▶ [Data records]

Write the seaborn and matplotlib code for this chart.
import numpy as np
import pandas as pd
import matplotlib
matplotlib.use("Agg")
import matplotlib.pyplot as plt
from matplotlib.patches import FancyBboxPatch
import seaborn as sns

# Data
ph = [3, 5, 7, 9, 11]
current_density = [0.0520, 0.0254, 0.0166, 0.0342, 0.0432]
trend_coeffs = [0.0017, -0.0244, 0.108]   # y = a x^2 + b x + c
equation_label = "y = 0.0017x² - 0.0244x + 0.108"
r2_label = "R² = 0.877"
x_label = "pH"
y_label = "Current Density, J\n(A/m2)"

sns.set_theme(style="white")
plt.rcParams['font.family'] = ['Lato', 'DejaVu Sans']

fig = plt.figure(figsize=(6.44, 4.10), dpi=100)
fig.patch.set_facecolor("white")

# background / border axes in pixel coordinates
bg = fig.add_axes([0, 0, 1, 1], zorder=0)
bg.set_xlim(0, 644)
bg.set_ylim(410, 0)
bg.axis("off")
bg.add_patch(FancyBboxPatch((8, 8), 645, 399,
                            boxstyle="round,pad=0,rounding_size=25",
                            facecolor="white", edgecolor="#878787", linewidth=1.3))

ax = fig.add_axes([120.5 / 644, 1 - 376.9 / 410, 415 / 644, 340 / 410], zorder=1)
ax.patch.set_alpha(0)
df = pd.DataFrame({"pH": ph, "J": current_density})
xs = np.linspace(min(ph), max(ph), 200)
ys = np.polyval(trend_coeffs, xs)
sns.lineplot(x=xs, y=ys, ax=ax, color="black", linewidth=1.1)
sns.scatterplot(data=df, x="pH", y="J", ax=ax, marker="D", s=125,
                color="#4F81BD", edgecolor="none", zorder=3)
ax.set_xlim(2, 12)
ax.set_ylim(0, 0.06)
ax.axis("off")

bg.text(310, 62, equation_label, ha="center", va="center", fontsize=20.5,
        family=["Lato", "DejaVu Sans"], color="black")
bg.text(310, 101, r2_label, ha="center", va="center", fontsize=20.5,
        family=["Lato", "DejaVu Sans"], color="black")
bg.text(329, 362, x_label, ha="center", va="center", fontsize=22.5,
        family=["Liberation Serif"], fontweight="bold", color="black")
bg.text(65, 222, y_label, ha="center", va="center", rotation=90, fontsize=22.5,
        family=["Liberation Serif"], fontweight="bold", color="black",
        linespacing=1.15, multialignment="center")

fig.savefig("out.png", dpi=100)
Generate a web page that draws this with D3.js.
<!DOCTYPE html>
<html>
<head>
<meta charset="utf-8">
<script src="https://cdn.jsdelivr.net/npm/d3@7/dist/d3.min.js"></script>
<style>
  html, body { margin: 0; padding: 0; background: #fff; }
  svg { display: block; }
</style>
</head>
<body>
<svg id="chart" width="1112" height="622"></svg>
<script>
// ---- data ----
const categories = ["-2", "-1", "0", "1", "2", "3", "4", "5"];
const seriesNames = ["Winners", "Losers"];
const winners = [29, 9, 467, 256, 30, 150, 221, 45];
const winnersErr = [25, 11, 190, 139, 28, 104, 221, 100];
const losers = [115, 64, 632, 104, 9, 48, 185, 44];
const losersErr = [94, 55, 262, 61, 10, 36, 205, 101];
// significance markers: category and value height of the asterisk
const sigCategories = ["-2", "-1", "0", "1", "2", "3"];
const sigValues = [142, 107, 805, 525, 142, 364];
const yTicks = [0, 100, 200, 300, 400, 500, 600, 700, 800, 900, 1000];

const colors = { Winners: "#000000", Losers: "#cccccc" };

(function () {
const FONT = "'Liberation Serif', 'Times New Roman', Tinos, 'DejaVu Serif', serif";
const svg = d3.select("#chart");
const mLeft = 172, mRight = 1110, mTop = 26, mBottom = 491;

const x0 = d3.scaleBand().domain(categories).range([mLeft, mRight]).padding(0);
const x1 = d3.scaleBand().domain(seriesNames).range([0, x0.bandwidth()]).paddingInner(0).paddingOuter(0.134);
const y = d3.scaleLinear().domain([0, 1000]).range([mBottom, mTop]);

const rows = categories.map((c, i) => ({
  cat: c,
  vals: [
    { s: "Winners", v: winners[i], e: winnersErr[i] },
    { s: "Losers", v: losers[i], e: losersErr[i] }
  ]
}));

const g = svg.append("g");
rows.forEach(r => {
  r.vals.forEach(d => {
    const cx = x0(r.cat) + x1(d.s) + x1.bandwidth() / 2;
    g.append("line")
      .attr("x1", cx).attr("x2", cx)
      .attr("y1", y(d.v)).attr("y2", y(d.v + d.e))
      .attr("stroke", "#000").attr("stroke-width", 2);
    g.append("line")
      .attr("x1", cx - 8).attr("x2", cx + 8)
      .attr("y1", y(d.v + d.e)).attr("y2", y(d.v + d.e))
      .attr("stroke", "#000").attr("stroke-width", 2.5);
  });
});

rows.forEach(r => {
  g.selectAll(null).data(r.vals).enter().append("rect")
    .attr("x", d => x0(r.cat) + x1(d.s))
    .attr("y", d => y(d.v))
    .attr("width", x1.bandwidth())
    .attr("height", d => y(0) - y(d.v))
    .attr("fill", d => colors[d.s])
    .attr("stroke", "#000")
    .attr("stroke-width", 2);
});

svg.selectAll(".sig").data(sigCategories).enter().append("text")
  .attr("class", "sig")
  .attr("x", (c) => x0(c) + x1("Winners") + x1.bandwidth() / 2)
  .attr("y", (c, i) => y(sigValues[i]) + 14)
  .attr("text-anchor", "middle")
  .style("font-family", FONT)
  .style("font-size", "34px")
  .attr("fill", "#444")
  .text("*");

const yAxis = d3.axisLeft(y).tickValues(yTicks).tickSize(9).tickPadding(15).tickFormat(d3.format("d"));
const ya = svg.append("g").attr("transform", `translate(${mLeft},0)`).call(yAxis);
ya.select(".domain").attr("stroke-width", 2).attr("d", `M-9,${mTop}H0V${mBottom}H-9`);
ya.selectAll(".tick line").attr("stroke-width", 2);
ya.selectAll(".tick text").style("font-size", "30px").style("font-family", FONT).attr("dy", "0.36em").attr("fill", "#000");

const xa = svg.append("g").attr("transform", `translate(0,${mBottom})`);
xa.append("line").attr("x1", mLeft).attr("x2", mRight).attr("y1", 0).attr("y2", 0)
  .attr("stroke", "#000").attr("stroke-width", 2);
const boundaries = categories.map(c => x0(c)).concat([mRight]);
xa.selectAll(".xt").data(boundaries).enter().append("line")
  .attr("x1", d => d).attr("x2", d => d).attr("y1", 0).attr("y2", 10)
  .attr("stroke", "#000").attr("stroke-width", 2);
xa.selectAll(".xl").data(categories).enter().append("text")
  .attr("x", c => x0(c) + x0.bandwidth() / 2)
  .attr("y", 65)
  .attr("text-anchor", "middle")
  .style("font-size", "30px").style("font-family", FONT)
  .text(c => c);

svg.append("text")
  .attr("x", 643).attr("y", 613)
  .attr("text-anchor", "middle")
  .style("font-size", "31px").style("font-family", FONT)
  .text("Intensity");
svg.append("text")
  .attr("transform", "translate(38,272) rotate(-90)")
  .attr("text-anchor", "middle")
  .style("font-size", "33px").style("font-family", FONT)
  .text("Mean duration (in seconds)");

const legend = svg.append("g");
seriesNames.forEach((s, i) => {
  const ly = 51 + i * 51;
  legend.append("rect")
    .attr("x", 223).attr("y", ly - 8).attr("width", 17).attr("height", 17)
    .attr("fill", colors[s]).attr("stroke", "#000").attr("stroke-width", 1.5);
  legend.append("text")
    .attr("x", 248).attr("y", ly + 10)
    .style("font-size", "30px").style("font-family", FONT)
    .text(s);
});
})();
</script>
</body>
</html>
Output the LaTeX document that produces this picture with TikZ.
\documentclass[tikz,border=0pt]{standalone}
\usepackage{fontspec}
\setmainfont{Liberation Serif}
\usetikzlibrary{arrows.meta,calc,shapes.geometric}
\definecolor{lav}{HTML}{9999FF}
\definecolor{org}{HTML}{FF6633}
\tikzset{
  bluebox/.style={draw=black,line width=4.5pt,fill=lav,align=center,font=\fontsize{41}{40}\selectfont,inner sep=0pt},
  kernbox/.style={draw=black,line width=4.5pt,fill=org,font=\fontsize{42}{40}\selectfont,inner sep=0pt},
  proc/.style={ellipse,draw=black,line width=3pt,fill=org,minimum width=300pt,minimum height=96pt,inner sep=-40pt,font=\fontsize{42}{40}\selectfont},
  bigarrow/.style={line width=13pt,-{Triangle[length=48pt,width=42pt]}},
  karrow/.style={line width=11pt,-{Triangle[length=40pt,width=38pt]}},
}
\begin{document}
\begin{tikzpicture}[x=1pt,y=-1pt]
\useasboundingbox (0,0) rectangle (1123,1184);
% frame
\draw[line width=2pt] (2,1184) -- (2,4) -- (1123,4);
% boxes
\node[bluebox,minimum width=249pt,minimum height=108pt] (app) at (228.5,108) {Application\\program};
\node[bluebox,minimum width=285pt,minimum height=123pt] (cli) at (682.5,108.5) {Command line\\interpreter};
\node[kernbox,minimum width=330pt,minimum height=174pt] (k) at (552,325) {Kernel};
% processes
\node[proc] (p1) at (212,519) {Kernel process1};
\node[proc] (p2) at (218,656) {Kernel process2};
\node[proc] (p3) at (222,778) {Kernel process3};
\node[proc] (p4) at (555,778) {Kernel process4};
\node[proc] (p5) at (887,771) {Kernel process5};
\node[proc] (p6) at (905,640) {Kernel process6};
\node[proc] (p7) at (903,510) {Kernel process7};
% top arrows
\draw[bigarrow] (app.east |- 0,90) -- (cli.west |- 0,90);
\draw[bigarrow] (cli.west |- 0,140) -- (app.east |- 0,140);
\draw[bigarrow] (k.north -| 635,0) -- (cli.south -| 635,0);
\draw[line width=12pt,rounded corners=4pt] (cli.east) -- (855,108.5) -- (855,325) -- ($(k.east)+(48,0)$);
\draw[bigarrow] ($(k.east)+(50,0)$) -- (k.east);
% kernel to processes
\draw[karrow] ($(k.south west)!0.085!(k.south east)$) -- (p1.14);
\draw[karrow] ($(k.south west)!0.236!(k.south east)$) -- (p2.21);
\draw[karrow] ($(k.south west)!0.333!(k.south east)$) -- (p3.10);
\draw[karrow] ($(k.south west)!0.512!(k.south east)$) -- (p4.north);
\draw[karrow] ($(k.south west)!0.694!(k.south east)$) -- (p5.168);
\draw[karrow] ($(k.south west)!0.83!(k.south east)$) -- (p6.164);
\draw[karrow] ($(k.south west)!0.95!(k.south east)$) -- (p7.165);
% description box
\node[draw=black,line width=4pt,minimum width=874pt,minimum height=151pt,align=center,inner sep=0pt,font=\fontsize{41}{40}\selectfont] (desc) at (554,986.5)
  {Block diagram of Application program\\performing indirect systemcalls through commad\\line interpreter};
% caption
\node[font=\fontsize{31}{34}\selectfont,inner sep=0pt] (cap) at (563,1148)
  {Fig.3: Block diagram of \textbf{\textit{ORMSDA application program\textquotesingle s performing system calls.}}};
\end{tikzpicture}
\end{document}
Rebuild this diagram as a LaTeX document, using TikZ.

▶ [Problem description]
Copy all lines from the data that hold the word "LaTeX".

▶ [The answer]
Output the LaTeX document that produces this picture with TikZ.
Rebuild this diagram as a LaTeX document, using TikZ.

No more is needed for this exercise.